Being a do-it-yourself mechanic is a prerequisite to running an old motorbike and being into DIY requires tools. They are the heart of the business, not that you need so many but invariably it pays to have the right tool for the job.
I have developed an obsessive delight in buying and owning tools. The socket set is the centre of any toolkit, I have a £20 Draper set bought three years ago which has given good service despite the made in Taiwan tag.
I always find myself drawn to tool shops. Only the other day I was rooting around in one and found an old miner’s lamp - I had fleeting visions of being lost in the attic or spending the nights buried under the car, but managed to still the urges and bought some tubing for carb balancing instead.
Secondhand shops are the worst, though. I used to live near one in Lewisham and would spend time rooting around there. I found a Britool torque wrench there for £20. These are expensive and high quality items; I didn’t actually use it for a year or so, but could have been seen in the depths of my depravity, stroking, turning, caressing and feeling the thing and pondering what in God‘s name ever possessed me to blow £20 on something I had no use for.
Haynes manuals are indispensable to the home mechanic, but they follow standard industry practice by charging about twice as much than for the car ones. They also presume a certain amount of common sense on the one hand, and assume you don't possess things like vacuum gauges on the other.

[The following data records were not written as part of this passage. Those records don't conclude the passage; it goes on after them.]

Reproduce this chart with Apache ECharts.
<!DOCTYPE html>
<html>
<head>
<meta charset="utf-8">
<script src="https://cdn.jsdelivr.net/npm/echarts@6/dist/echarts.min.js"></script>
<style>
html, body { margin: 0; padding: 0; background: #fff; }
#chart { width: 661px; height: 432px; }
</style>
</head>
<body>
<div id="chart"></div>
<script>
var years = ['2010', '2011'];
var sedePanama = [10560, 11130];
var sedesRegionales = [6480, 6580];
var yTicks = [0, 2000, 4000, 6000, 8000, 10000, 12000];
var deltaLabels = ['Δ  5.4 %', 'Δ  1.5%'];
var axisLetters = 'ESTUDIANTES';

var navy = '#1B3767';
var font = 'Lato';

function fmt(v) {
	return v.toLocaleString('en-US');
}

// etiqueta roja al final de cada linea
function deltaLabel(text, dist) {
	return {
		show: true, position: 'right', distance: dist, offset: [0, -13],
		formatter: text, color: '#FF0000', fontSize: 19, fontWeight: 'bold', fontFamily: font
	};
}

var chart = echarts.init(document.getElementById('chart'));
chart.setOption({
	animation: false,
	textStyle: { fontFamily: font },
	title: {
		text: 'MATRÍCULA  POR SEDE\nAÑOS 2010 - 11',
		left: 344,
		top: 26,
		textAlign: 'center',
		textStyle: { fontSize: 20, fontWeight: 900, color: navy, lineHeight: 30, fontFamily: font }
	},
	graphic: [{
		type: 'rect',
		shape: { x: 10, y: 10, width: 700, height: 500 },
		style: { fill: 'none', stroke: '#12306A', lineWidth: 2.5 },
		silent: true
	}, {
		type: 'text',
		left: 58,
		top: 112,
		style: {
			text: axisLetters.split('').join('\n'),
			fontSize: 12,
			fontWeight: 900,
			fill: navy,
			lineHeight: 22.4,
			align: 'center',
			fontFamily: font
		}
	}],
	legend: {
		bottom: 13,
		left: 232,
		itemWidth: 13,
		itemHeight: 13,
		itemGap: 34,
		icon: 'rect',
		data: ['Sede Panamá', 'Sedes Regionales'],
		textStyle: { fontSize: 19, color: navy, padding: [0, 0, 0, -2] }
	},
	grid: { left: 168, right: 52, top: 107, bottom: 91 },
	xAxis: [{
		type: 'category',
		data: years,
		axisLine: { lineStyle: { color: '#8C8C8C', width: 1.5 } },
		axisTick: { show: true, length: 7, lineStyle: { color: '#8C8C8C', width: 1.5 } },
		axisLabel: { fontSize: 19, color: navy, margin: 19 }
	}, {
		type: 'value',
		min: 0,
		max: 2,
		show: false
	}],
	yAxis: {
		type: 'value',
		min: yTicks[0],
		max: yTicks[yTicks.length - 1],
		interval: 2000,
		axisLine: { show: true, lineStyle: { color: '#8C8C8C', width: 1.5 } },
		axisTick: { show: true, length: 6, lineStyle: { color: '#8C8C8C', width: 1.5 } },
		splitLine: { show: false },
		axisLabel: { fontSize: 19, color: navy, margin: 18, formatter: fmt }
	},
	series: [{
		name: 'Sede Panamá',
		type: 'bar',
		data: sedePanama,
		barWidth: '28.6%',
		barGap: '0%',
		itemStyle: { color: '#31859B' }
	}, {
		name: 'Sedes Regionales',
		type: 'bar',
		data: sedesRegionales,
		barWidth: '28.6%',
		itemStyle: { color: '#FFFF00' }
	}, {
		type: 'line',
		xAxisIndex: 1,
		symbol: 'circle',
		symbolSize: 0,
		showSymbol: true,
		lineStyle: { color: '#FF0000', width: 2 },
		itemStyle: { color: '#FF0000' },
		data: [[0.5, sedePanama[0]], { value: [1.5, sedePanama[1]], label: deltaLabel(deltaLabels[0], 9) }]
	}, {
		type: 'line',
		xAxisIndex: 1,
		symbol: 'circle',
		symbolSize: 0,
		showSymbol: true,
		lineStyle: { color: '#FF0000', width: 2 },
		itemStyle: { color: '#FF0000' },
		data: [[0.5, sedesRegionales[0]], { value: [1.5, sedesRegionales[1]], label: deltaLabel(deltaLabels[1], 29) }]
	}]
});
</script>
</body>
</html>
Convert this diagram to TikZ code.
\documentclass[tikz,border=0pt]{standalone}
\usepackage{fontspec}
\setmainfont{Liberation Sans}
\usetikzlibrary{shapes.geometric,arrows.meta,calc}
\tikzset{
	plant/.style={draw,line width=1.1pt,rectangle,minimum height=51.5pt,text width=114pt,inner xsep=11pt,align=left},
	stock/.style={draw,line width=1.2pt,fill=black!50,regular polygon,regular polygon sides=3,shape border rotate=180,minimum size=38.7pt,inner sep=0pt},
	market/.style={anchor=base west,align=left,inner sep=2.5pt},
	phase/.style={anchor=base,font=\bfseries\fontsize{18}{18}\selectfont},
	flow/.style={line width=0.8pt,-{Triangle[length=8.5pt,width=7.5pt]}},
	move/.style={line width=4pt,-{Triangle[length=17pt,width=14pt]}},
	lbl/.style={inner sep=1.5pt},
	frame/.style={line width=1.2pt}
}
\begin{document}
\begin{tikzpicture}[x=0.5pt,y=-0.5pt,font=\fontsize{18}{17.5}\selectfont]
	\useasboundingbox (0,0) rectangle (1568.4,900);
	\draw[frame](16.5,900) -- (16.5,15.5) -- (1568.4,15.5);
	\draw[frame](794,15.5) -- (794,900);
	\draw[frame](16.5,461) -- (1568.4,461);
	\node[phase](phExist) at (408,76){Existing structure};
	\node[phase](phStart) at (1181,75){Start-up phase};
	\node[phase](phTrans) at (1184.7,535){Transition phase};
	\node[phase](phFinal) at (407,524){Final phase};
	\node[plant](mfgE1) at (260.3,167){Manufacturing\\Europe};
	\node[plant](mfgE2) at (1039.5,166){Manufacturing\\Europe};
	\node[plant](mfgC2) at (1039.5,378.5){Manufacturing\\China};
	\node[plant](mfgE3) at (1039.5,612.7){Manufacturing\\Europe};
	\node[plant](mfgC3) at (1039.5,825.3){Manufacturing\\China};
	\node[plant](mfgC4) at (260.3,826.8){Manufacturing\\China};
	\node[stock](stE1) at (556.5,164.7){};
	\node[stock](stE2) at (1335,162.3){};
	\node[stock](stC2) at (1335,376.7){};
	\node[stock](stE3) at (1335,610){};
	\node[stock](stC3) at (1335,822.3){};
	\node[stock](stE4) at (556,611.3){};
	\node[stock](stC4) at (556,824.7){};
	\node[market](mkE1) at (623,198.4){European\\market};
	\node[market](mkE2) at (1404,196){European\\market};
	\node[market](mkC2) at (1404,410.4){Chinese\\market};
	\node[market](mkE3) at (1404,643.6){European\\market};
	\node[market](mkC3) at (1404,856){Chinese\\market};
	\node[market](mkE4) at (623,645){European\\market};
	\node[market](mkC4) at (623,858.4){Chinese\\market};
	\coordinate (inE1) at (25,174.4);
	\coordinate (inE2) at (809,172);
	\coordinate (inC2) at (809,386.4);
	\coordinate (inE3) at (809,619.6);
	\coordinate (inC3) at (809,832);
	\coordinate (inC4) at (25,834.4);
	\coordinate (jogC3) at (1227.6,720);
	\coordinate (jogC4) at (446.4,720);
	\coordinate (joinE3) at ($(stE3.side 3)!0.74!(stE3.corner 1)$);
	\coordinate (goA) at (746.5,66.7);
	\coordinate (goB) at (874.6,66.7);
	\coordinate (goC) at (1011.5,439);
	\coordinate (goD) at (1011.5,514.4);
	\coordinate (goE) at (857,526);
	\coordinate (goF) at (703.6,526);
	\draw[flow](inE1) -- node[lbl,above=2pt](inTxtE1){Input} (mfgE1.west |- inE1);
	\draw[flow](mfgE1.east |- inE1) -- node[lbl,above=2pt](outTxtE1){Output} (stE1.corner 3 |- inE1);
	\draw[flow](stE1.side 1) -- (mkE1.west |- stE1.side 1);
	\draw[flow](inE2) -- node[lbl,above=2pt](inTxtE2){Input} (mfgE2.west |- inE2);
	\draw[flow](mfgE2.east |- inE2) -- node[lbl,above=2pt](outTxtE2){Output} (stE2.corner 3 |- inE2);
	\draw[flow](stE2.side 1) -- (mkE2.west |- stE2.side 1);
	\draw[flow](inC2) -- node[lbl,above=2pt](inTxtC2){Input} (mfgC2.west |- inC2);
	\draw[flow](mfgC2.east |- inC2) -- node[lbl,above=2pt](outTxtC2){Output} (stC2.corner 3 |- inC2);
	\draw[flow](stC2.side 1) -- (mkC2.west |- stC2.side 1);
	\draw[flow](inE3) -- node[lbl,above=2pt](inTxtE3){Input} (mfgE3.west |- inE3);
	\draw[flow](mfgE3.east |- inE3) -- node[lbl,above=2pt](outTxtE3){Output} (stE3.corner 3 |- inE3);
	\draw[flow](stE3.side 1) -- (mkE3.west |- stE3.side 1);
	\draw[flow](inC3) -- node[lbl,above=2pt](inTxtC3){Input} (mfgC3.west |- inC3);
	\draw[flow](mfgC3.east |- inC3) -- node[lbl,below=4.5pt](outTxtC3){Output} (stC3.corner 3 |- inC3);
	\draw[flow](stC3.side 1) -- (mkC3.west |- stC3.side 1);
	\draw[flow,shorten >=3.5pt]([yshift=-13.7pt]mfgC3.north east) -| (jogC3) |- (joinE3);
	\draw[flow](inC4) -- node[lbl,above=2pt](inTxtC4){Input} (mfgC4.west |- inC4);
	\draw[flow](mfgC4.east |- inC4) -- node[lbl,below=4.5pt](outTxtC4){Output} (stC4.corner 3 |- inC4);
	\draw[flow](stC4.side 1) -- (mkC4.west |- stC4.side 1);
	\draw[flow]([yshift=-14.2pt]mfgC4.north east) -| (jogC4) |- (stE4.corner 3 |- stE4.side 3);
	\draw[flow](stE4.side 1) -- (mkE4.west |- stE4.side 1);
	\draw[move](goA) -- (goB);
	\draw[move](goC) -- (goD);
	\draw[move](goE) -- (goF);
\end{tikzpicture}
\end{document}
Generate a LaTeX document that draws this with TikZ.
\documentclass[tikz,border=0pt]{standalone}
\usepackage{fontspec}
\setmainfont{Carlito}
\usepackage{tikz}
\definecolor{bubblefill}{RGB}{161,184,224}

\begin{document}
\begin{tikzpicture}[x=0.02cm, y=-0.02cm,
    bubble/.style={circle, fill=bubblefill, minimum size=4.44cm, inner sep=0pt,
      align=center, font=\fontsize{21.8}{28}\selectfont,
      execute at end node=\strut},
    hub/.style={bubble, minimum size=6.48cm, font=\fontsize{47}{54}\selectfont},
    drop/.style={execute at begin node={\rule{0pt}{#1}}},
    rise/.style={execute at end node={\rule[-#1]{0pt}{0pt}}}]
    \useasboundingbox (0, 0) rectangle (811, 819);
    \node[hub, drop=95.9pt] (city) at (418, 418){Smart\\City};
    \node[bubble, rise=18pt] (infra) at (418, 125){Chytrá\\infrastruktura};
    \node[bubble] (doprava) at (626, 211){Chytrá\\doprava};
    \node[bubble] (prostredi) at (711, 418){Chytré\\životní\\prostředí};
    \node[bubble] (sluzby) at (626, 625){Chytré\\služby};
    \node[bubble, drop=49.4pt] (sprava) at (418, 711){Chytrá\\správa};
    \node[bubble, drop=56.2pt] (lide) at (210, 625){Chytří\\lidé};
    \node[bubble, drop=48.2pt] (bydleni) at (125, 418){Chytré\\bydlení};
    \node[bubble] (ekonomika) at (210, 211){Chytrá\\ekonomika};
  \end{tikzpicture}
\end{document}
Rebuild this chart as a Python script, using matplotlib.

They suggest that dealers only charge a nominal sum for balancing carbs, but £17 for a four cylinder bike isn’t my idea of nominal.
So I indulged my passion by buying a set of mercury gauges for £31, figuring to get my money back by doing a few friend’s bikes. It’s a good idea to store them carefully or you will have a cupboard full of mercury.
Having maintained my own bike for a couple of years I had got to know it well and despite my ministrations it was beginning to show its age in typical Honda CB750 manner. A recent MOT failure didn’t help my mood towards the bike, either — I actually saw the mechanic tilt down the headlamp and then write out the fail certificate. Not only was this irritating, it made night riding that much more difficult.
I decided to sell the bike, I wanted £550 for it, an amount equivalent to a year’s expenditure on the machine. It had 18500 miles on the clock and, er, a bad case of the rings. Not having a phone didn’t help my attempts at flogging it, and I ended up having an interesting conversation with a local biker and little else.
Things became serious 200 miles from home, smoke started streaming out of the breather pipe. The rings had gone, the smoke came from part of the combustion escaping past the worn rings and thence out through the breather. Nothing for it but to wield my collection of tools and do it myself.
I prepared myself by reading Haynes and became paranoid about having to change the camchain, as it was endless it meant taking out the crank and looping the camchain over it.
I was working out in the fresh air and didn’t like the colour of the sky. One of the not so amusing habits of Haynes manuals are the way they describe things in one line as if the job could be done in a few seconds with no more than the merest hint of mechanical dexterity.
Even before I’d gotten into the engine, I was sweating and swearing at the airbox, there was hardly any room between the four carbs and the frame. With the aid of a guest who didn’t quite know what he’d let himself in for. I eventually managed to extract the engine and dump it in the living room.
The cylinder head nuts were deeply recessed and there was nothing in my tool kit that could reach them. A trip down to the town secured a 12mm box spanner. This lasted for five bolts then gave up.
Back to town to buy a couple more box spanners. Just as the bolt drew blood and knackered itself the landlord turned up. To placate him, I helped him clear out a shed where I saw a ratchet which gave me an idea. Back down to town to buy a Britool extension and socket for £8. Whilst going around the remaining bolts, I saw that, there were actually cutouts in the head for the use of a normal spanner... use of a handy tyre lever, that I've never used on tyres, helped remove the head and then the cylinder.
At last, I could see the problem, one of the pistons had collapsed not helped by the gaps in the rings all lining up with each other.
The Japs had apparently used some super sticky gasket cement when assembling the engine and short of taking a cold chisel to the head, I could see no easy way to remove it from the mating surfaces of head and cylinder. I eventually stuck the bits in the oven and then used an aluminium scraper I made up and lots of elbow grease.
It took lots of fiddling to get the rings up the bore, more like a 3-D jigsaw puzzle than anything else. I took a gamble on the pistons being in the right place to match the timing marks and pulled it all back together with a few more bloodied fingers and curses.
For the first half hour it refused to start, then as the battery was about to expire it coughed a little. After an hour on the charger, a few kicks and a push on the starter it fired up. A bit rough but after I’d done the ignition timing and reset the valve clearances it was running better than ever, able to hit a ton once again. I’d a running bike and expanded my tool kit so was happy.